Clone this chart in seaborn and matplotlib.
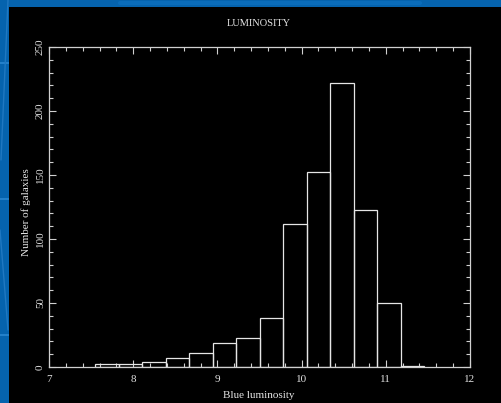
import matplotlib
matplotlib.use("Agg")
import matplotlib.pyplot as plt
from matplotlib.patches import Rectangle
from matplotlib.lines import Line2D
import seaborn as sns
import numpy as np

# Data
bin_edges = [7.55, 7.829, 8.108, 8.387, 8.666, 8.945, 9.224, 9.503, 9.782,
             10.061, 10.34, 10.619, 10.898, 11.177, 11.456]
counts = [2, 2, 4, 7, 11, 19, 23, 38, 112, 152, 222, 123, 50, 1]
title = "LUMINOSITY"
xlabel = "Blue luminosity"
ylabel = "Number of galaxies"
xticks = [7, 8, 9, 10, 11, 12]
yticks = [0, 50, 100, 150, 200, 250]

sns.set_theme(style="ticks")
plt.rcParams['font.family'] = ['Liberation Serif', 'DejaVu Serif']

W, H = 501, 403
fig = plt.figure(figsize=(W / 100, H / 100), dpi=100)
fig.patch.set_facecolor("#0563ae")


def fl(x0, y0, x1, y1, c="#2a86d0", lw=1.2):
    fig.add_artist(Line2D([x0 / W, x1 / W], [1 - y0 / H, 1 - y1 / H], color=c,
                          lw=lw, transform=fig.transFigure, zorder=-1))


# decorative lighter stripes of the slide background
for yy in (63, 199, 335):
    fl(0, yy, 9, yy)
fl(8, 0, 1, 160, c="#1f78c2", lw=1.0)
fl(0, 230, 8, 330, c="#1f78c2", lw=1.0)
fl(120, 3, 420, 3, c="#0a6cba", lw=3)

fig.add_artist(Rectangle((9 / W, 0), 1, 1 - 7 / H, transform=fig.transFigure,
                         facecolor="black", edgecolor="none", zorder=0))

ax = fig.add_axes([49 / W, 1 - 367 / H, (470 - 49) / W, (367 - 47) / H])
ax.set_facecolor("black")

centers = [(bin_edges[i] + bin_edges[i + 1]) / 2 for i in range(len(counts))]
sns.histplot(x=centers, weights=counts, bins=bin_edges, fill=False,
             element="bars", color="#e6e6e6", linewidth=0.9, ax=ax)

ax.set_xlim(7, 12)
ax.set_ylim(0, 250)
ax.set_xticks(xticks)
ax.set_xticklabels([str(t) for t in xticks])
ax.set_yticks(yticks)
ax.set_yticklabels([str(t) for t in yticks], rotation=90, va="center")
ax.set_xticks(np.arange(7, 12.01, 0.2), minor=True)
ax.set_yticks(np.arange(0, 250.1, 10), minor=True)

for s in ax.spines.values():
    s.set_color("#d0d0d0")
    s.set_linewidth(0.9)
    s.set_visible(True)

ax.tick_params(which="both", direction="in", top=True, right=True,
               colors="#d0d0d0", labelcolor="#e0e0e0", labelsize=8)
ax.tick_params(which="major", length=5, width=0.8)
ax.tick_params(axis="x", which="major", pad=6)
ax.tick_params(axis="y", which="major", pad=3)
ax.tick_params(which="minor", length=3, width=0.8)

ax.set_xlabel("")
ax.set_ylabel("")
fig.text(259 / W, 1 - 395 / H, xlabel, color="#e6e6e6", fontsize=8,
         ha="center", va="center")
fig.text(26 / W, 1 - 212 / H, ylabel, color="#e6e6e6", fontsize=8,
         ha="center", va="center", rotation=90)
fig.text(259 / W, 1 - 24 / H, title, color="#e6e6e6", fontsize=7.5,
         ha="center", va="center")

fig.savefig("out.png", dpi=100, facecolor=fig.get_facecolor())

### What is being asked
Repeat the listing above exactly from its first line to the line containing "yticks = [0, 50, 100, 150, 200, 250]", both included, and omit the pictures.

### Solution to the problem
Clone this chart in seaborn and matplotlib.
import matplotlib
matplotlib.use("Agg")
import matplotlib.pyplot as plt
from matplotlib.patches import Rectangle
from matplotlib.lines import Line2D
import seaborn as sns
import numpy as np

# Data
bin_edges = [7.55, 7.829, 8.108, 8.387, 8.666, 8.945, 9.224, 9.503, 9.782,
             10.061, 10.34, 10.619, 10.898, 11.177, 11.456]
counts = [2, 2, 4, 7, 11, 19, 23, 38, 112, 152, 222, 123, 50, 1]
title = "LUMINOSITY"
xlabel = "Blue luminosity"
ylabel = "Number of galaxies"
xticks = [7, 8, 9, 10, 11, 12]
yticks = [0, 50, 100, 150, 200, 250]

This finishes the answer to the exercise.